I am a postdoc at the University of Alberta working with Csaba Szepesvari as part of the RLAI group. In the fall I will join the Department of Informatics and Computing at Indiana University as an assistant professor.
Broadly I am interested in machine learning, but with a special focus on sequential decision making in the face of uncertainty.
You can contact me at email@example.com.
- June 2016: Finnian Lattimore (who happens to be my sister), Mark Reid and I have just released a new bandit paper to the arxiv. The idea is to show that causal information can sometimes be exploited when minimising the simple regret (pure exploration).
- June 2016: The paper with Jan, Marcus, Laurent and I won best student paper at UAI. Congratulations Jan!
- June 2016: Bandit strategies based on distinct phases of exploration followed by exploitation are pretty natural. Aurélien Garivier, Emilie Kaufmann and I show that such approaches are doomed to sub-optimality in the illustrative two-armed Gaussian bandit with known horizon.
- May 2016: There are missing lower bounds for adversarial finite-armed bandits.

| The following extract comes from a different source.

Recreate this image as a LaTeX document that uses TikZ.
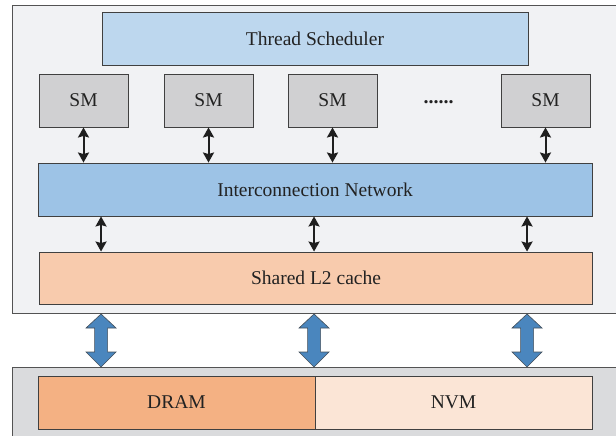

Sébastien Gerchinovitz and I have now added some (preprint). Specifically: high probability bounds, first-order bounds (in terms of the loss of the best arm) and second-order bounds (in terms of the quadratic variation). There are also some impossibility results. For example, the presence of an arm that is optimal in every round cannot help, and neither can losses that lie in a small range. The latter results are in contrast to the full-information setting where these things lead to smaller regret.
- May 2016: There is a new near-near-optimal algorithm for finite-armed subgaussian bandits. See the preprint or a brief description.
- May 2016: Together with Jan Leike, Laurent Orseau and Marcus Hutter, I have a paper on asymptotic results for a version of Thompson sampling in general reinforcement learning environments accepted at UAI (http://arxiv.org/abs/1602.07905).
- April 2016: I have papers accepted at COLT (regret analysis of the Gittins index, http://arxiv.org/abs/1511.06014) and ICML (on “conservative” bandits to guarantee revenue while exploring, http://arxiv.org/abs/1602.04282).